◆ Task instructions
What is needed is the run of lines from the one containing "Rebuild this chart" through the one containing "715, 1430, 2145, 2860, 3575, 4290, 5005, 5720]", echoed exactly, with both ends kept and nothing added.

········

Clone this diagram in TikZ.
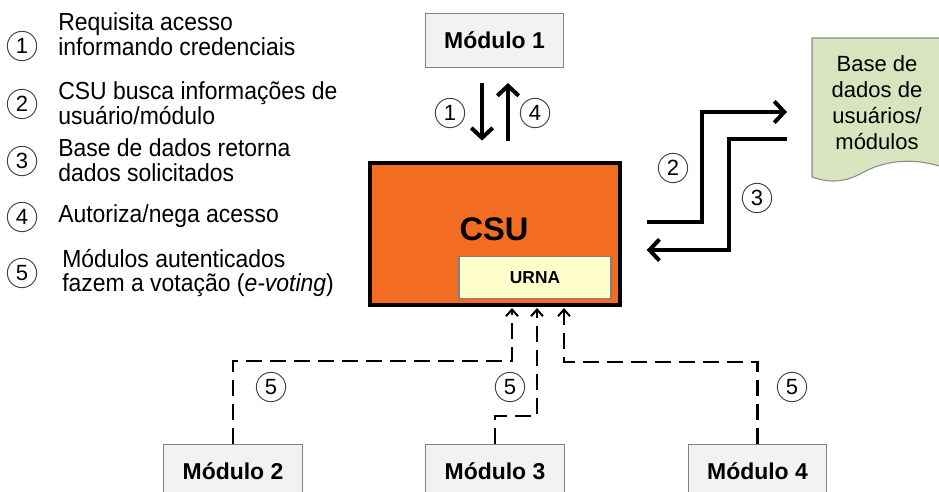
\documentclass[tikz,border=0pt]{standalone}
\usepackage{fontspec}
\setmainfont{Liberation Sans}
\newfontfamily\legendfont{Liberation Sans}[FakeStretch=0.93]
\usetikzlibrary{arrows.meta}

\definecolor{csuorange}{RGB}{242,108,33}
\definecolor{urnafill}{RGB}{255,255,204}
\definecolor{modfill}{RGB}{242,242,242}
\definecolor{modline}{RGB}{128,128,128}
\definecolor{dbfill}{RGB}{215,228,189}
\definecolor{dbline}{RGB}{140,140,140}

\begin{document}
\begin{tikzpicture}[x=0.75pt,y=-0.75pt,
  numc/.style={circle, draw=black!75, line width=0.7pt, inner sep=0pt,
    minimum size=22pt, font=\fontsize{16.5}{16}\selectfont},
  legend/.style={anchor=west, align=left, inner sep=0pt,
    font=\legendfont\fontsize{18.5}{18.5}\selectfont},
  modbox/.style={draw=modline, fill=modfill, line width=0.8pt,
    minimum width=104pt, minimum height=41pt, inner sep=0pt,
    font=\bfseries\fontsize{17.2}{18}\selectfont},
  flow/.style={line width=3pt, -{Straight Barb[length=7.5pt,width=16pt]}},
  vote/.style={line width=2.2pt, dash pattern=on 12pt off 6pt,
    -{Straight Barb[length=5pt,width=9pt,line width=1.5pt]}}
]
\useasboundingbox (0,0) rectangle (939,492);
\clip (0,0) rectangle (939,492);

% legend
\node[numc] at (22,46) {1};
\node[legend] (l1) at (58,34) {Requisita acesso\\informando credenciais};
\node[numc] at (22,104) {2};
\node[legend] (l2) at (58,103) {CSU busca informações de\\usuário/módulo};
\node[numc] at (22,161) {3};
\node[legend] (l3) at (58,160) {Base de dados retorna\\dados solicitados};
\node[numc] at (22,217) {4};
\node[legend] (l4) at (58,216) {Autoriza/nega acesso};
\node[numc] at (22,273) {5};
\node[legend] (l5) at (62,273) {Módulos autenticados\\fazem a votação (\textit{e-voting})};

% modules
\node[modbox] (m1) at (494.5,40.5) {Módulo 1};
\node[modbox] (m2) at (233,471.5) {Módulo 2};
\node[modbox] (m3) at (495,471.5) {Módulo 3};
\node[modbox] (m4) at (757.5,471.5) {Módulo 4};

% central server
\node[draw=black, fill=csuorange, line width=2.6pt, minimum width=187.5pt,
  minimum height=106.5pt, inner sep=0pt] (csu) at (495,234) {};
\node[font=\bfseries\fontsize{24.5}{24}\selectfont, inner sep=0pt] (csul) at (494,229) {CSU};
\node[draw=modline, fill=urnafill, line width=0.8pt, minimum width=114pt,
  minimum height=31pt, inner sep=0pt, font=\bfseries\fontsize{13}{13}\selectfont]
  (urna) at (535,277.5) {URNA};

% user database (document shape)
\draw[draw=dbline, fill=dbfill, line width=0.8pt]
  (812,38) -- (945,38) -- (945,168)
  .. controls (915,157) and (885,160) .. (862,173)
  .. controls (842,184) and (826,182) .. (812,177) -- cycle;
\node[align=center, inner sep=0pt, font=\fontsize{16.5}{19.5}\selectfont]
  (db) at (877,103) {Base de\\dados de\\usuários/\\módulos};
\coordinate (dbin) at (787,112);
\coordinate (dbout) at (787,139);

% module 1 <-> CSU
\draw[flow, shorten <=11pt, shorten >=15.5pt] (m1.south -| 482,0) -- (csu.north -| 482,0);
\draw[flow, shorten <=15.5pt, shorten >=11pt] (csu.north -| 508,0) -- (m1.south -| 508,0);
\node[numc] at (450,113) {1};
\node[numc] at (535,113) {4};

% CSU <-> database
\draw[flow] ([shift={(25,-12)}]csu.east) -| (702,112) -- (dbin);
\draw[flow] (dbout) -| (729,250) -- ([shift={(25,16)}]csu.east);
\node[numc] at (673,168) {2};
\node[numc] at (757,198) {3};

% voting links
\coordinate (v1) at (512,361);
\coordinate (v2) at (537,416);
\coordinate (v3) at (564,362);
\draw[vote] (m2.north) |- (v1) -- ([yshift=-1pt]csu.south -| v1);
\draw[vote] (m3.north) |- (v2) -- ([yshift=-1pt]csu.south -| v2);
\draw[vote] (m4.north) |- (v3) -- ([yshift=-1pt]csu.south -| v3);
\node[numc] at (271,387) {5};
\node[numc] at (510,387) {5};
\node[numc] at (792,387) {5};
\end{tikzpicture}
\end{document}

········

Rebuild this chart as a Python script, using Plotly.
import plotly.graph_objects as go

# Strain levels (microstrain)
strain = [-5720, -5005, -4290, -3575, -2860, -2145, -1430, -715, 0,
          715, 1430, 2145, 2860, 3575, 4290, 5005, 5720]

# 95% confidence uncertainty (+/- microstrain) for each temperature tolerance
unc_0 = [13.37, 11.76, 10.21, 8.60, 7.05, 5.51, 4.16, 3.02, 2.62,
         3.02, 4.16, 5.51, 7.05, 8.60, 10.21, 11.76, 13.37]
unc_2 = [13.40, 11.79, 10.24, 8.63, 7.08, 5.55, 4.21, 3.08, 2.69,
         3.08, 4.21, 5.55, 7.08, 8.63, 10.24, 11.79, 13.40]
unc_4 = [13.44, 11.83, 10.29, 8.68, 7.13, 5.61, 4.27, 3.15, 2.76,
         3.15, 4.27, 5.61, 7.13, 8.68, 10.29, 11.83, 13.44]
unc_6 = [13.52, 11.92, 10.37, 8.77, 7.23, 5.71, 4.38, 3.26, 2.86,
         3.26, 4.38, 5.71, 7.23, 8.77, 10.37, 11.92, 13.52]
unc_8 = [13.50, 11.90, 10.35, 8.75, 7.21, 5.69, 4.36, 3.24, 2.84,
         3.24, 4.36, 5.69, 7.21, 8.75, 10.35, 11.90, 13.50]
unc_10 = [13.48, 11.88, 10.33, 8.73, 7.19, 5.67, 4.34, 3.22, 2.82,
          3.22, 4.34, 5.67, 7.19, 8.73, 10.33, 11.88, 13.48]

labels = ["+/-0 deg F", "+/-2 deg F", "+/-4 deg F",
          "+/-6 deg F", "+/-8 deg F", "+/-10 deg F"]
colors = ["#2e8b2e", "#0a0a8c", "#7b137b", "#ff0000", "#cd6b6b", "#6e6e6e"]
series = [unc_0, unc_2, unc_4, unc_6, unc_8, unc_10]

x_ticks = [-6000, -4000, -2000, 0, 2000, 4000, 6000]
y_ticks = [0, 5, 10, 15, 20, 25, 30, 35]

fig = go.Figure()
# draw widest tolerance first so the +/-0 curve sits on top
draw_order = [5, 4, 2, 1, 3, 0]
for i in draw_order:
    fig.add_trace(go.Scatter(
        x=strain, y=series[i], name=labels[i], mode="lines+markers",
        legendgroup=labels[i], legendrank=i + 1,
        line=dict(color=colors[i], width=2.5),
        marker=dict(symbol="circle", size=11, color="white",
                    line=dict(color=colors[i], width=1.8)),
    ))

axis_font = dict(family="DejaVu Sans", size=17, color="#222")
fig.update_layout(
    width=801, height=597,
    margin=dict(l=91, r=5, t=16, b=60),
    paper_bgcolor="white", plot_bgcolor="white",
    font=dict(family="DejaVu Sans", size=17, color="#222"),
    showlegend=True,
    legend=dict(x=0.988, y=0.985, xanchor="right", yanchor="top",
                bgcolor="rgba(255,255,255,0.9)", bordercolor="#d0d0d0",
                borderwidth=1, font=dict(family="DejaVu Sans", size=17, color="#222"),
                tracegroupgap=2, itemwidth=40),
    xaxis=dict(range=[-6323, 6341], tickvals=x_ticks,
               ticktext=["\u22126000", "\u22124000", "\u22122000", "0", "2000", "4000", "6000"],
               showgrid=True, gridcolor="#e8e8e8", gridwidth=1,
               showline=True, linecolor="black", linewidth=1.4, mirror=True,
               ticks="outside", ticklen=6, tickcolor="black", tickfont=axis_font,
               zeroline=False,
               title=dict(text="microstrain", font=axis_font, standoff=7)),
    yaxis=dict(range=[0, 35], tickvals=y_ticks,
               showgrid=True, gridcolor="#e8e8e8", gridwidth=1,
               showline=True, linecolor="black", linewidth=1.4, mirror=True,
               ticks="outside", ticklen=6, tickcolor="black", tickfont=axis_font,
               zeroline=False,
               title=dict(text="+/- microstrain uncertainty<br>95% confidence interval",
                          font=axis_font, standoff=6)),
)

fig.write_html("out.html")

········

◆ Written answer
Rebuild this chart as a Python script, using Plotly.
import plotly.graph_objects as go

# Strain levels (microstrain)
strain = [-5720, -5005, -4290, -3575, -2860, -2145, -1430, -715, 0,
          715, 1430, 2145, 2860, 3575, 4290, 5005, 5720]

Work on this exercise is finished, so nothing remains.